Promoting games that force key locations onto users dose a disservice to users. I find that WASD is located on the far left of my keyboard, leaving no room on that side for hot-keys. However YGHJ is centrally located making more keys not far from your hand while moving.

Again, no one is saying that games must use WASD. WASD is just mentioned because it's the conventional set of movement controls, not because anyone mentioning WASD is convinced that WASD is the best thing ever and wants to force it on others.

cheako commented 4 years ago

Defaults is something that happens once, less than once on startup... Why should we run code on every keystroke for defaults?

dhardy commented 4 years ago

Promoting games that force key locations onto users dose a disservice to users.

The opposite — having to rebind WASD keys etc. because I use a different keyboard layout and the keys end up in inconvenient locations for one-handed use is a pain. The only one trying to force applications to do a specific thing here is you — both "label" and "location" (default) bindings should be supported.

Would it be possible to always return the VirtualKeyCode you'd get without any modifiers?

I don't know. But I'm also not sure it's desirable. E.g. + is Shift+= on a QWERTY keyboard but a dedicated key on QWERTZ., so a binding to + should not be labelled shift+=. Conversely, a binding to Shift++ might not be usable (or at least not distinct from +) on QWERTY, so one has to be careful with default key-maps. Ultimately in some cases the right thing may be to have multiple defaults and choose one based on locale and/or platform.

Why should we run code on every keystroke for defaults?

That shouldn't be necessary? This is why I suggested mapping from key positions to scancodes. But even if only the opposite map function (scancode → location) is available, apps can invoke this only as needed (potentially filling out a dictionary the first time each key is pressed).

maroider commented 4 years ago

@dhardy I think I might not have explained my thoughts well enough.
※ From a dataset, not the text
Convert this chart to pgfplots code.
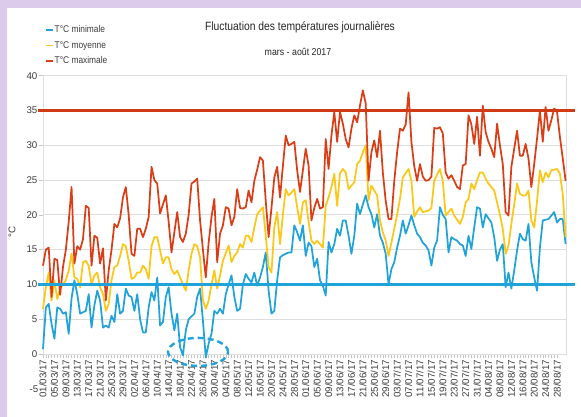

What I was proposing would lead to + on QWERTZ always giving + as a VirtualKeyCode, regardless of modifiers. Now that I've thought about it some more, I can't quite decide on how that would work with Windows or AZERTY. Windows can't, to my knowledge, quite re-map it's virtual keycodes in the same way. AZERTY swaps numbers and symbols on the number keys, so that would also make it behave very differently on Windows. Making VirtualKeyCode completely consistent across platforms seems a bit more complicated than I thought. I'm not even sure if it's entirely desirable now.

dhardy commented 4 years ago

Which is why I suggested having a huge enum like X11, but I'm not really sure if that's desirable either.